Seven Thousand People Came to Touch Something Real
Windup Watch Fair San Francisco 2026 didn't grow into a spectacle — it grew into a workshop.

Photo · Worn & Wound
There's a version of the watch hobby that looks like a lot of standing around, nodding appreciatively at glass cases. That version had a good run. According to coverage from Worn & Wound, what happened over three days at Fort Mason's Gateway Pavilion in San Francisco earlier this year was something noticeably different — more than 7,000 people showed up, and a meaningful number of them came not to look, but to build.
That number deserves a second. Seven thousand people at a watch fair on a waterfront in the Bay Area. For a hobby that spent decades being coded as insular, expensive, and faintly intimidating to anyone without a reference list memorized, that's not a crowd. That's a constituency.
The Screwdriver in the Room
For the first time at Windup San Francisco, DIY Watch Club brought hands-on watchmaking to the floor. Worn & Wound described it as one of the most memorable additions to the entire event — not a panel, not a launch, not a brand activation dressed up as an experience. Actual attendees, sitting down, handling actual movements, turning actual screwdrivers, and assembling mechanical watches with their own hands.

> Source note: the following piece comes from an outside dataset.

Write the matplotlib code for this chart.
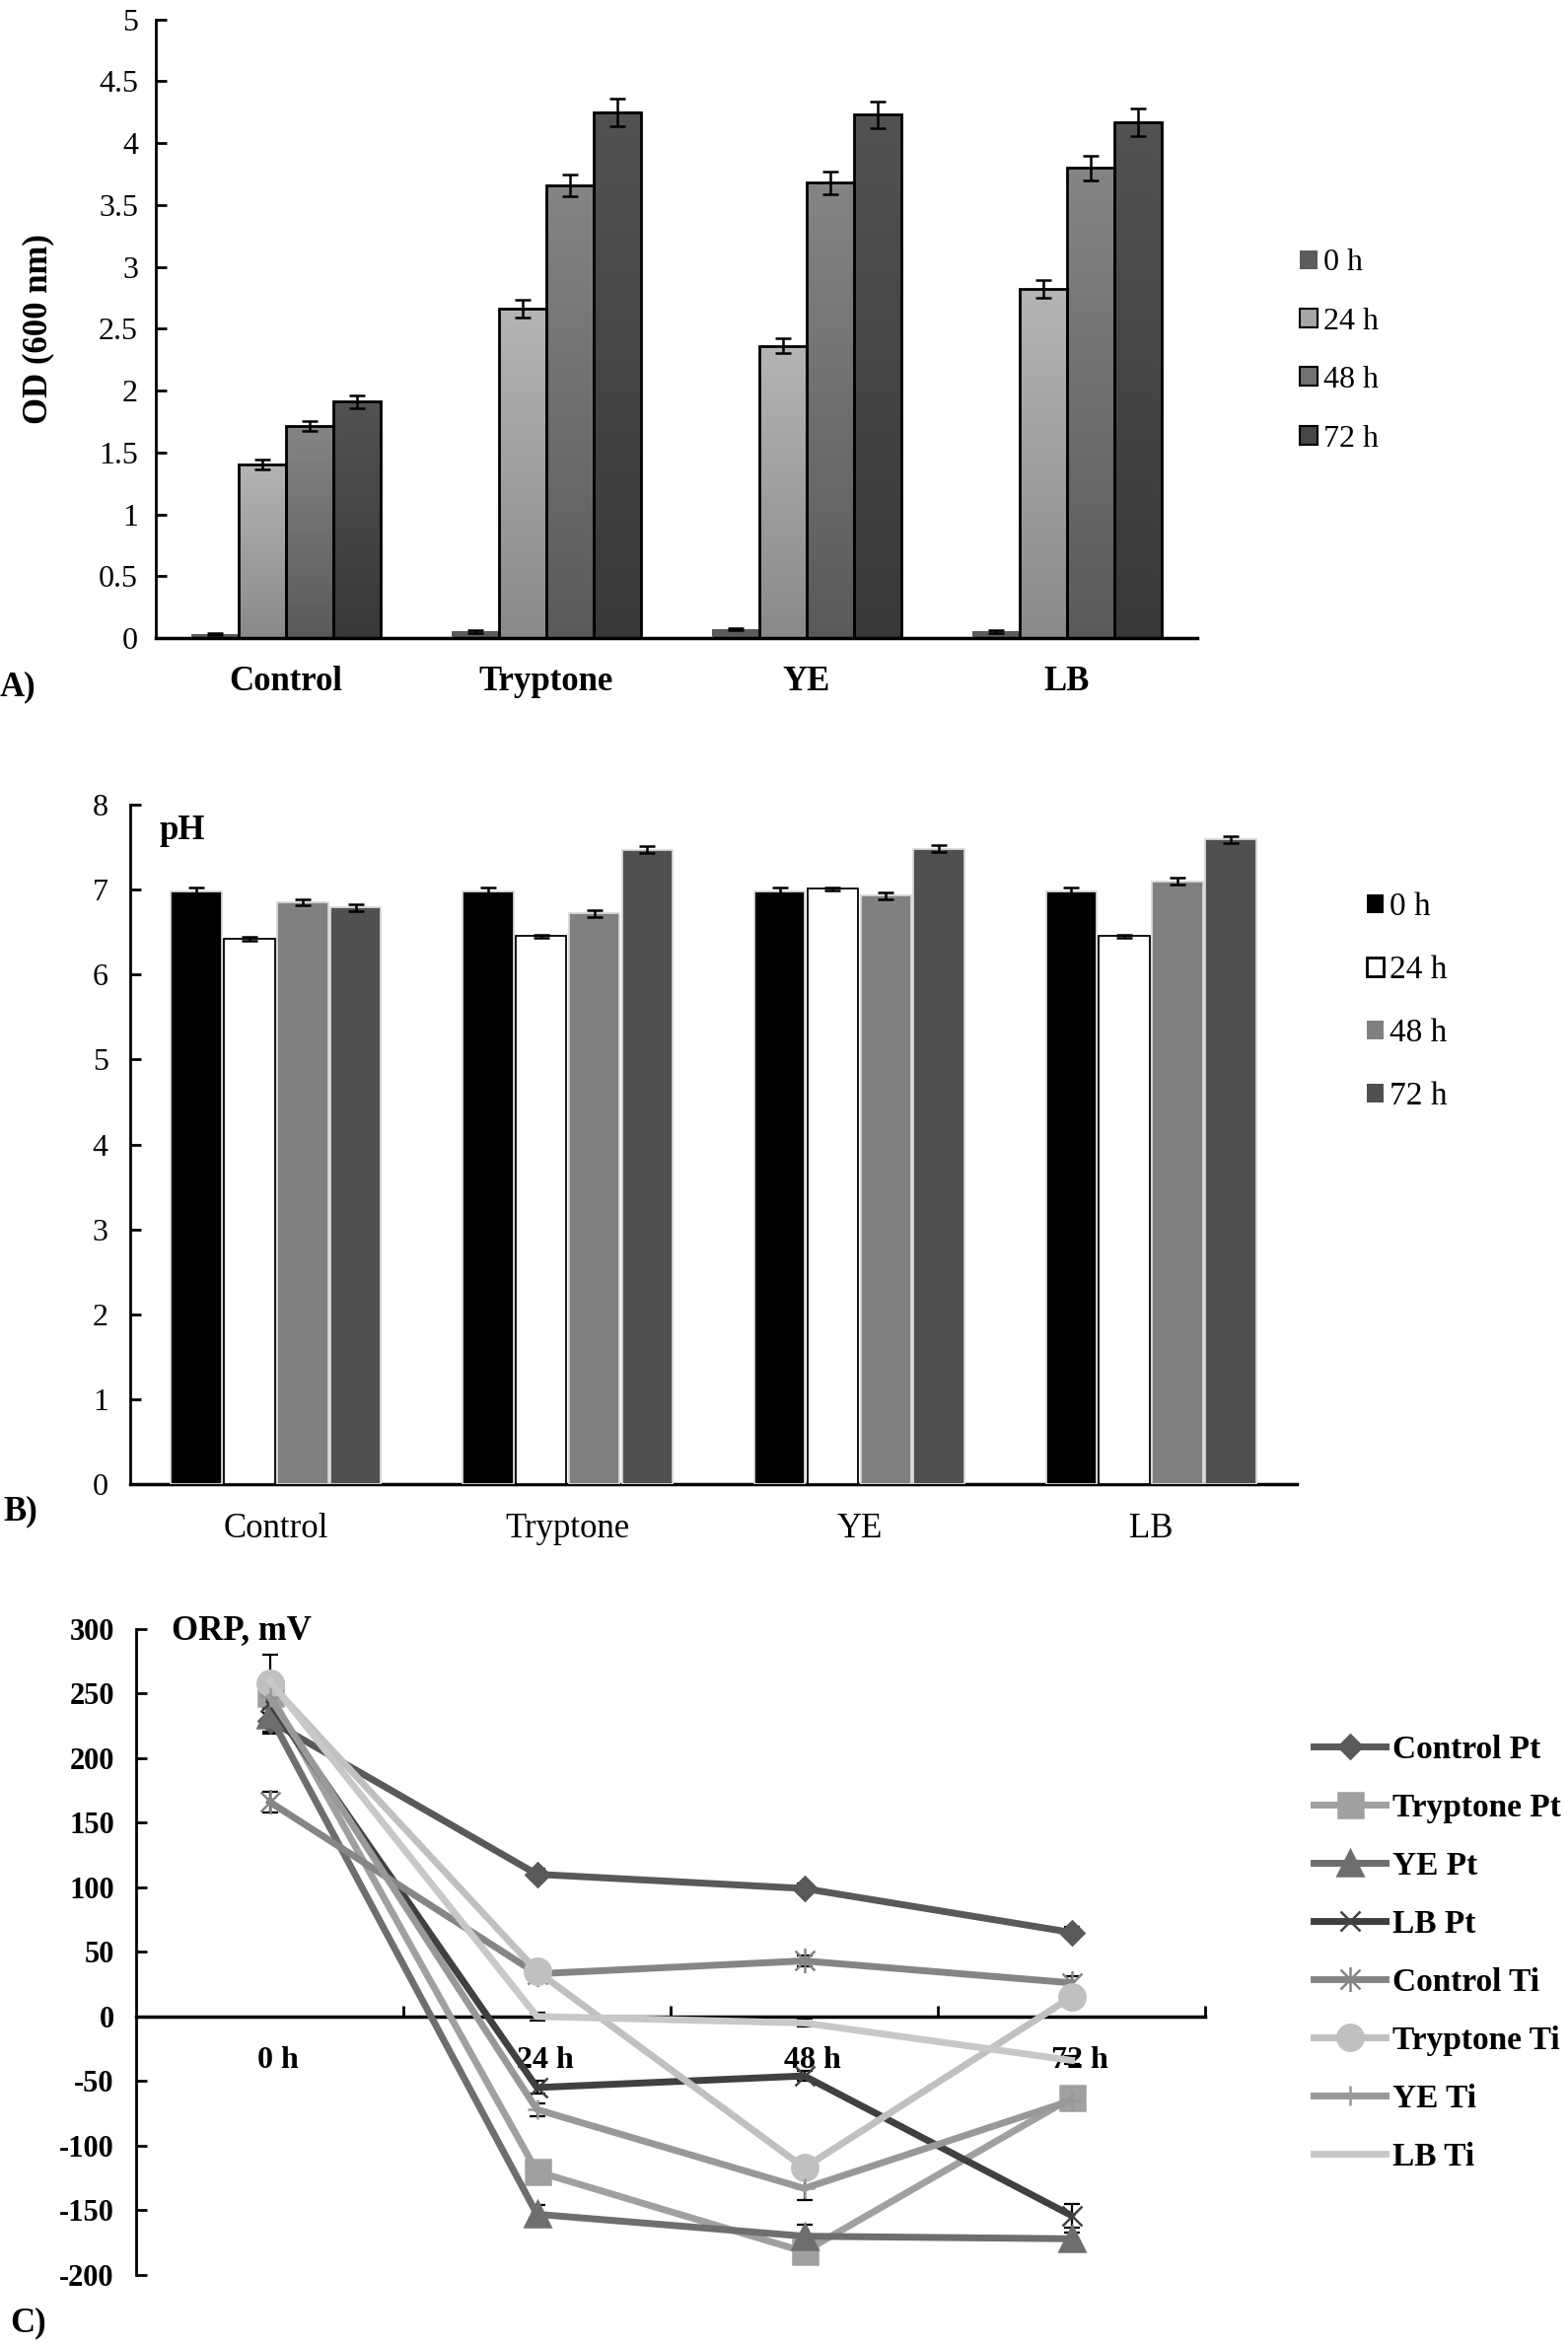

The detail that sticks with me is how small that act is, physically. A screwdriver barely longer than a finger. A movement that fits in a palm. And yet something in that exchange — the resistance of metal on metal, the moment a component seats correctly — apparently landed harder than anything behind glass. Worn & Wound's framing wasn't subtle about it. This was described as producing genuine satisfaction. Not satisfaction-adjacent. Not the kind you perform for a photo. The kind that stays with you on the drive home.
That's worth taking seriously, because the watch world has spent years trying to manufacture that feeling through storytelling — heritage, craftsmanship, centuries of Swiss tradition. All of it true, probably. None of it as convincing as the thing clicking into place in your own hands.
Collecting Was Never the Ceiling
What Windup seems to have understood, and what this particular edition made concrete, is that the next generation of watch people aren't necessarily trying to acquire their way into the hobby. They want to understand it. They want the knowledge to feel earned rather than purchased. The collector identity — defined by what you own — is giving way to something that looks more like a maker identity, defined by what you can do, or at least what you've tried.
This isn't a criticism of collecting. It's an observation about appetite. When your most talked-about floor moment is a table full of people learning to assemble a movement rather than a brand dropping a limited reference, the hobby is telling you something about where its energy has migrated.
Worn & Wound called this their biggest Bay Area weekend yet, and they weren't hedging. But the more interesting story isn't scale — it's texture. A fair that draws 7,000 people and still gets remembered for a hands-on workshop is doing something right at both ends of the spectrum. It held the room and then offered the room something to do with its hands.
Mechanical watches have always been about the movement. It just took a while for the hobby to let people touch one.